See also Ship Level.

Tropes used in Gang Plank Galleon include:


  • The first world of Donkey Kong Country 2.
    • The entirety of the game could be a bit of a Gang Plank Galleon, as most of the enemies (and even the final boss) are pirate themed and a couple areas feature wrecked pirate ships.
  • Donkey Kong Country Returns continues the theme, perhaps as homage. It mostly applies to the Beach world, but a handful of pirate levels pop up in later worlds as well. You kinda have to wonder how a pirate ship got on top of a mountain, though.
    • Probably the same way one got into a volcano in the second game.
  • Jolly Roger's Lagoon and Treasure Trove Cove from the Banjo-Kazooie series.
  • Disney Epic Mickey, taking place in an imitation of Disneyland, has an entire world reminiscent of the Pirates of the Caribbean ride.
  • Pirate Storm, in Sonic and the Secret Rings.
    • The entire setting for Sonic Rush Adventure is pirate-themed, but the one level the trope describes the best is called - appropriately - Pirates' Island. There is also the Haunted Ship stage.
  • Neverland whenever the cast of Kingdom Hearts visit it - in the first game it consisted entirely of Captain Hook's ship and Big Ben, but it got expanded in Days and Birth by Sleep. Port Royal fills the same role in Kingdom Hearts II.
  • The pirate town in the original Final Fantasy I.
  • Pirate's Island of Billy Hatcher and the Giant Egg.
  • The water planet in Magical Starsign.
  • Kingdom of Loathing has a zone called, appropriately enough, the Obligatory Pirate's Cove.
  • The ghost ship in Medievil.
  • The setting for all of the Monkey Island games.

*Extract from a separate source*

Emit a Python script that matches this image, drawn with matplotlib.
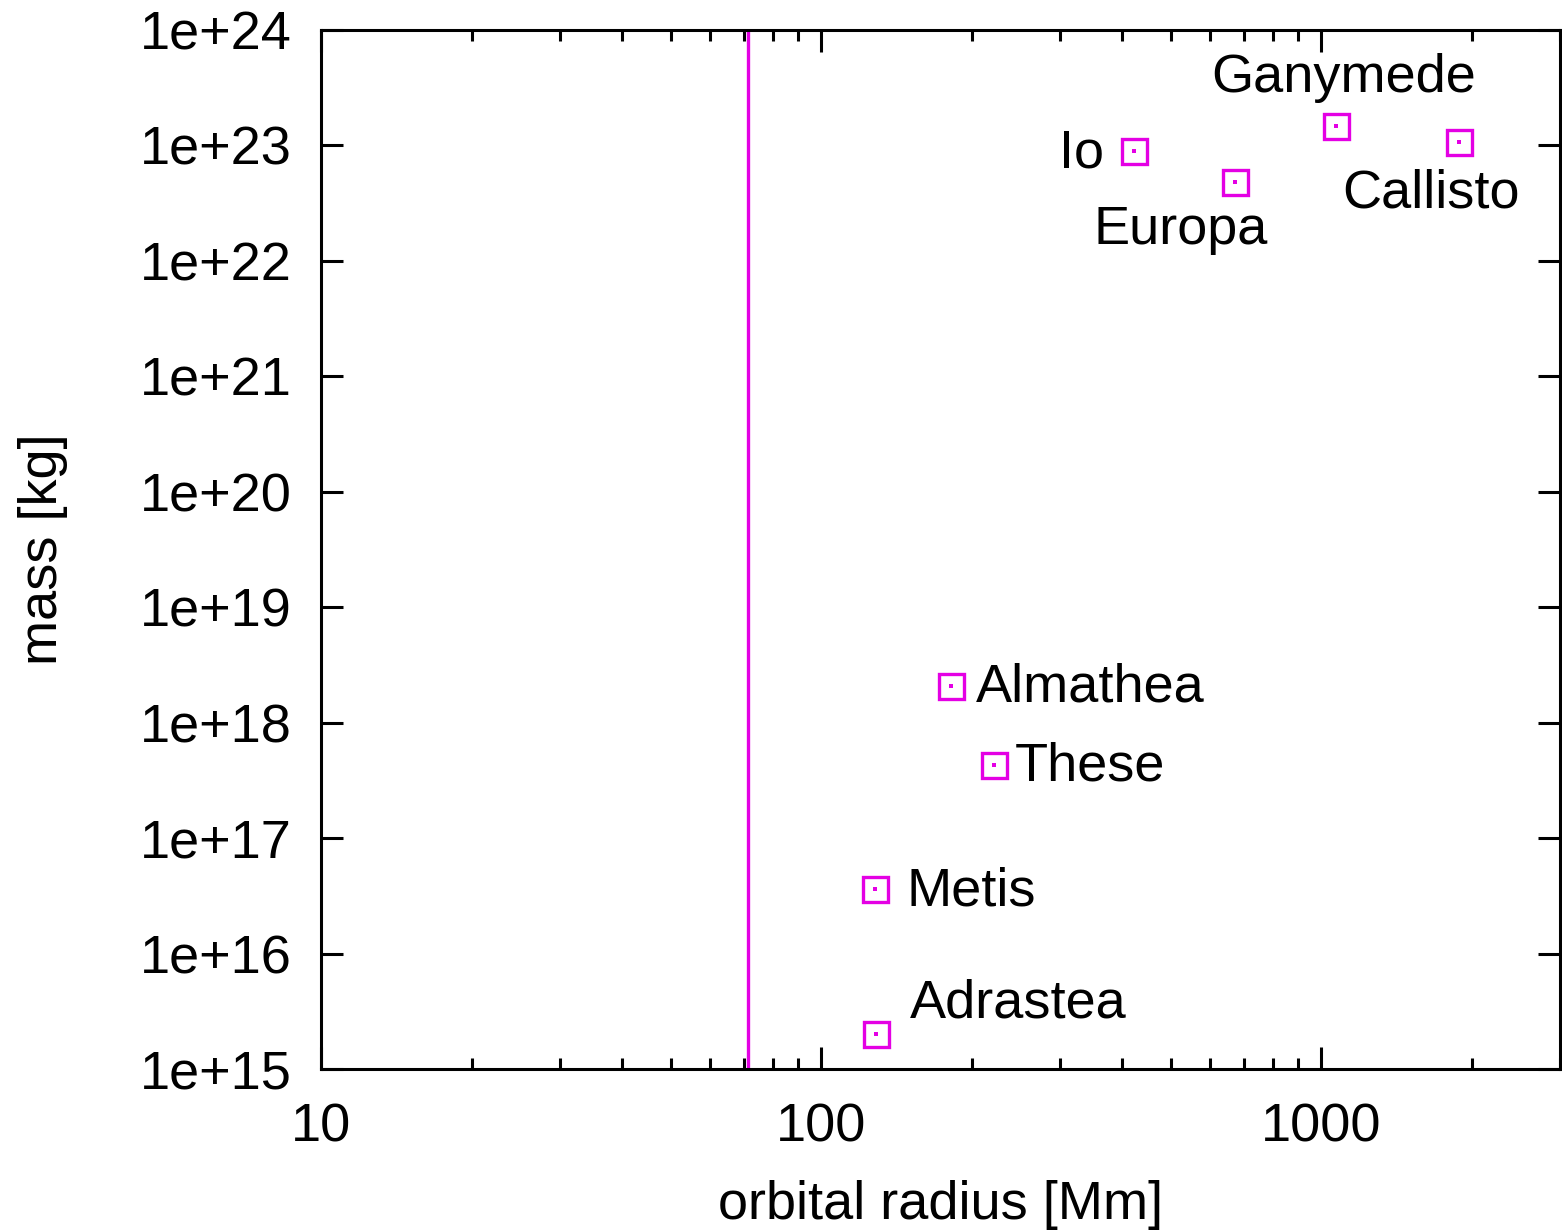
import math
import matplotlib.pyplot as plt
from matplotlib.ticker import LogLocator, FixedLocator, NullLocator, NullFormatter

plt.rcParams['font.family'] = ['Liberation Sans', 'DejaVu Sans']

# Jupiter moons: orbital radius [Mm], mass [kg]
moons = ['Io', 'Europa', 'Ganymede', 'Callisto', 'Almathea', 'These', 'Metis', 'Adrastea']
radius = [421.7, 671.0, 1070.4, 1882.7, 181.4, 221.9, 128.0, 129.0]
mass = [8.93e22, 4.80e22, 1.48e23, 1.08e23, 2.08e18, 4.3e17, 3.6e16, 2.0e15]
jupiter_radius = 71.492

# label placement (pixel offsets, alignment)
label_pos = {
    'Io': (-30, -2, 'right', 'center'),
    'Europa': (-54, -48, 'center', 'center'),
    'Ganymede': (7, 48, 'center', 'center'),
    'Callisto': (-28, -52, 'center', 'center'),
    'Almathea': (25, -2, 'left', 'center'),
    'These': (20, -2, 'left', 'center'),
    'Metis': (32, -2, 'left', 'center'),
    'Adrastea': (33, 31, 'left', 'center'),
}

col = '#e400e4'
fs = 39

fig = plt.figure(figsize=(15.62, 12.32), dpi=100)
ax = fig.add_axes([321 / 1562, 1 - 1069 / 1232, (1560 - 321) / 1562, (1069 - 30) / 1232])

ax.axvline(jupiter_radius, color=col, lw=2.4)
ax.plot(radius, mass, 's', ms=18, mfc='none', mec=col, mew=2.4)
ax.plot(radius, mass, 's', ms=2.2, color=col, mew=0)

for name, x, y in zip(moons, radius, mass):
    dx, dy, ha, va = label_pos[name]
    ax.annotate(name, (x, y), xytext=(dx, dy), textcoords='offset pixels',
                ha=ha, va=va, fontsize=fs)

ax.set_xscale('log')
ax.set_yscale('log')
ax.set_xlim(10, 3000)
ax.set_ylim(1e15, 1e24)

ax.xaxis.set_major_locator(FixedLocator([10, 100, 1000]))
ax.xaxis.set_major_formatter(plt.FuncFormatter(lambda v, p: '%d' % v))
ax.xaxis.set_minor_locator(LogLocator(base=10, subs=range(2, 10)))
ax.xaxis.set_minor_formatter(NullFormatter())
ax.yaxis.set_major_locator(FixedLocator([10.0 ** k for k in range(15, 25)]))
ax.yaxis.set_major_formatter(plt.FuncFormatter(lambda v, p: '1e+%d' % round(math.log10(v))))
ax.yaxis.set_minor_locator(NullLocator())

ax.tick_params(which='both', direction='in', top=True, right=True, labelsize=fs, width=2.2)
ax.tick_params(which='major', length=16)
ax.tick_params(which='minor', length=8)
ax.tick_params(axis='x', which='major', pad=24)
ax.tick_params(axis='y', which='major', pad=21)
for s in ax.spines.values():
    s.set_linewidth(2.2)

ax.set_xlabel('orbital radius [Mm]', fontsize=fs, labelpad=20)
ax.set_ylabel('mass [kg]', fontsize=fs, labelpad=52)

fig.savefig('out.png', dpi=100)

  • Final Fantasy XI has the hidden town of Norg, and although it's inhabited by Ninja and Samurai, the pirate-speak certainly clues you in to where you are.

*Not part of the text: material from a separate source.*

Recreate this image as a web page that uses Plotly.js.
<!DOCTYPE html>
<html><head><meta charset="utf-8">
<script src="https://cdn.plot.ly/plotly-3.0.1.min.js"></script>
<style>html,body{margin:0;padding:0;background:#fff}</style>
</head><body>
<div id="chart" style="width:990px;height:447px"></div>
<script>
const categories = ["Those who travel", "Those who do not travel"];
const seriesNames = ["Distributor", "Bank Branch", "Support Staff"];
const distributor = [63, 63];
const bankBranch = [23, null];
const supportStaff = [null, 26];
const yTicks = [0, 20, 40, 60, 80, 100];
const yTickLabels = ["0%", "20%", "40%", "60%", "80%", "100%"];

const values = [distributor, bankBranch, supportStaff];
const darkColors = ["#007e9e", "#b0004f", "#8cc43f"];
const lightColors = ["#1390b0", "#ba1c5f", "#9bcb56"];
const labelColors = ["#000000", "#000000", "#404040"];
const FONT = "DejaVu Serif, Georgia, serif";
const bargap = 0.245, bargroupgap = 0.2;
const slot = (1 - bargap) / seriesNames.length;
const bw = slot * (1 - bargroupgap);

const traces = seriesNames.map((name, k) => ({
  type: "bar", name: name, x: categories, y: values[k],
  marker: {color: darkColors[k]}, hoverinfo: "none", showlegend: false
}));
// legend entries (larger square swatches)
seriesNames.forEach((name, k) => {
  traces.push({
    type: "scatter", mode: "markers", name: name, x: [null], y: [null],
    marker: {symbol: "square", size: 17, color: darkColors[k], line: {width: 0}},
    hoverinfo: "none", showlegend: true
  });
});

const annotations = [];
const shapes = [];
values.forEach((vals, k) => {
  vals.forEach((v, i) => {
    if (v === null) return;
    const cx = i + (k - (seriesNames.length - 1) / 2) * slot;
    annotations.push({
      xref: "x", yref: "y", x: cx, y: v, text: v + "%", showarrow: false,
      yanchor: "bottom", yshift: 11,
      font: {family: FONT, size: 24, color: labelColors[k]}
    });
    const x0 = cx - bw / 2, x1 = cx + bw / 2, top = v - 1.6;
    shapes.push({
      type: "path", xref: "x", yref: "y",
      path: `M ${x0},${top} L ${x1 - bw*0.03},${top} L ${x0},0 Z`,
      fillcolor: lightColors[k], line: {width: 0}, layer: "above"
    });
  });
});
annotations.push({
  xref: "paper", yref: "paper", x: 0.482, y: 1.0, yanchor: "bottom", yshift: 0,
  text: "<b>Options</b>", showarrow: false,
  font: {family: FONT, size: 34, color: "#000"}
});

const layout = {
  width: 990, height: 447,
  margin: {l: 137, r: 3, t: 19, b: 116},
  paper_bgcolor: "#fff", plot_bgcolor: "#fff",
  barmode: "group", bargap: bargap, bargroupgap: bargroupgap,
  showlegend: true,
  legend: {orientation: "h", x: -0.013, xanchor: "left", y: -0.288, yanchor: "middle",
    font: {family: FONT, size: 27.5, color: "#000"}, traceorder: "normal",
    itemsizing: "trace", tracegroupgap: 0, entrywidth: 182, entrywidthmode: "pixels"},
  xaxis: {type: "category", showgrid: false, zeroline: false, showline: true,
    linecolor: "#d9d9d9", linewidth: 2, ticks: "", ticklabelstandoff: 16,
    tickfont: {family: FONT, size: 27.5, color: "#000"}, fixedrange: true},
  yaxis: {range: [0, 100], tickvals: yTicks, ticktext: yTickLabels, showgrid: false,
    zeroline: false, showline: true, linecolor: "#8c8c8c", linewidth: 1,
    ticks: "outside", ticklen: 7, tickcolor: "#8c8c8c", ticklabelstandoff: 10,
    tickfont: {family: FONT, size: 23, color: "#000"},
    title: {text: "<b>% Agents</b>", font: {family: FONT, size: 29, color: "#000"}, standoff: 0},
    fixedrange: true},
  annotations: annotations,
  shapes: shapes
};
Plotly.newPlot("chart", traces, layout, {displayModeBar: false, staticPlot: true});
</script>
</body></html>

  • Bloodbath Bay in Sly 3: Honor Among Thieves
    • Let's not forget the first stage in the first Sly game. Raleigh's hideout is a mansion sitting on top of a very large pirate ship, but the levels vary from fiery engine rooms to graveyards of downed airplanes, and a couple of rooms inside Raleigh's study.
  • Super Mario Bros. 3 had the airship levels that took place on large wooden ships (that flew) with lots of cannons, as well as one level that took place on boats (similar in design to the airship levels except the boats didn't fly).

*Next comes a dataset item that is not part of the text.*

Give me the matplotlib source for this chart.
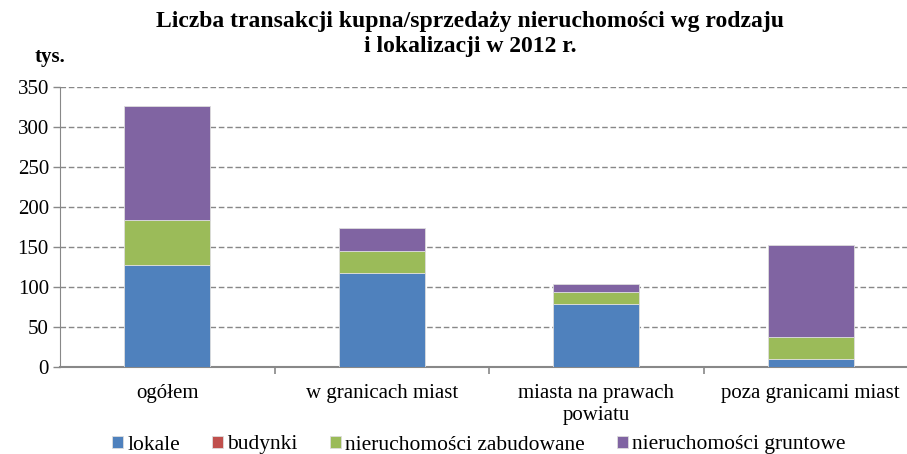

    • If you know what you're doing, you can swim under the boats. You can't do this with the airships (for obvious reasons).
  • New Super Mario Bros Wii, being basically a current-gen remake of Super Mario Bros 3 with the best bits of Super Mario World and Yoshi's Island thrown in for good measure, brings back airship levels as occasional boss stages.
  • Super Mario 64 had Jolly Roger Bay.
  • The setting for the last three levels of the Peter Pan and the Pirates video game.
  • A ship battle is a staple of Fire Emblem, with the two sides fighting on two or more ships connected by planks. Blazing Sword, Sacred Stones, and Path of Radiance all had at least one.
  • The SS Tea Cup in the original Wario Land game is an example of this trope.
  • The Haunted Ship in La Tale.
  • Super Mario Galaxy featured Deep Dark Galaxy, which had both sunken ships and one major floating one.
    • Not to mention the battles against Bowser.JR took place on SMB 3-style floating pirate ships.
  • The Sunken Ship in Super Mario RPG has been taken over by pirates.
    • Keelhaul Key in Paper Mario the Thousand Year Door has a bunch of similar caves filled with wrecked ships and debris. It doesn't hurt that you sail there with some stock seafaring characters.
      • And the ruler of the island, the undead pirate king Cortez.
  • Planet Ardolis, the Ublik Passage, and Kreeli Comet in Ratchet and Clank Future: Tools of Destruction, and a good deal of "Quest for Booty".
    • One of the 'vid-comics' in the third game also took place on a sci-fi version of this.
  • Crossbones island of Golden Sun. Complete with an abandoned ship, a rigged treasure chest and a giant pirate ghost.
  • Zack and Wiki had a level on a ship, where the heroes and the game's initial bad guys get bothered by a titanic squid.
  • Okami features a large, curiously Western-looking shipwreck near one of the beaches. It is also home to many ghost-type enemies, crossing over with Big Boo's Haunt.
  • The SS Zelbess/SS Invincible (depending on which reality you were in) in Chrono Cross.
  • Animaniacs had the end of the Fantasy Stage fought along pirate ships. Cannons, rope swinging, pirates and the boss being a pirate captain with an eyepatch and pegleg on a giant octopus.
  • In Castle Crashers, the players sailing ship is attacked by a pirate ship full of ninjas. They board your ship, and you have to fight them off. In keeping with the trope, the player must dodge cannon blasts, and barrels containing health and the like slide around the deck of the ship.
  • "The Revenge of Orangebeard" in Garfield: Caught in the Act.
  • The Port of Balfonheim in Final Fantasy XII. Described as lawless before the start of the game, but the citizens are kept in check afterwards only because the mayor is an ex-Judge.
  • Booty Bay in World of Warcraft and the last part of the Deadmines.
  • Skull & Crossbones from Teenage Mutant Ninja Turtles Turtles in Time.
  • The second level of the platform game Stuntman Seymour.
  • The entirety of Dubloon.
  • Level 4 of Moon Crystal takes place in a pirate ship.
  • The Bermuda Triangle in Impossamole.
  • The third area of Lost Vikings 2 takes place on a pirate ship fleet.
  • Captain Dragon's ship in Wonder Boy III the Dragons Trap.
  • There is such a level in the first Devil May Cry game. Dante must activate the ship and obtain the "Fire of St Elmo." The second boss battle with Griffon takes place here.
  • Some levels in the Kirby series. In Kirbys Epic Yarn, the Auto Scrolling Level Boom Boatyard is based off this theme.
  • Most levels of (Captain) Claw have elements of this, and several are this trope outright, but that is what even new players will expect.
  • The Sandship from The Legend of Zelda: Skyward Sword employs this as a dungeon for the first time in the series, but combines it with Shifting Sand Land.
  • Runescape has the pirate town/island of Mos'Le Harmless, which is the centre of an entire quest-series focussed around the game's pirates and their enemies, and also Braindeath Island (where "rum" is made), Harmony Island (monks besieged by zombie pirates), a small group of pirates that have run aground on the north coast of the Mordor-like Wilderness, and some more pirates in a cave near a large port.
  • A good portion of The Fancy Pants Adventure: World 3 takes place around and in a pirate ship, as the protagonist is trying to rescue his sister from the pirates that kidnapped her.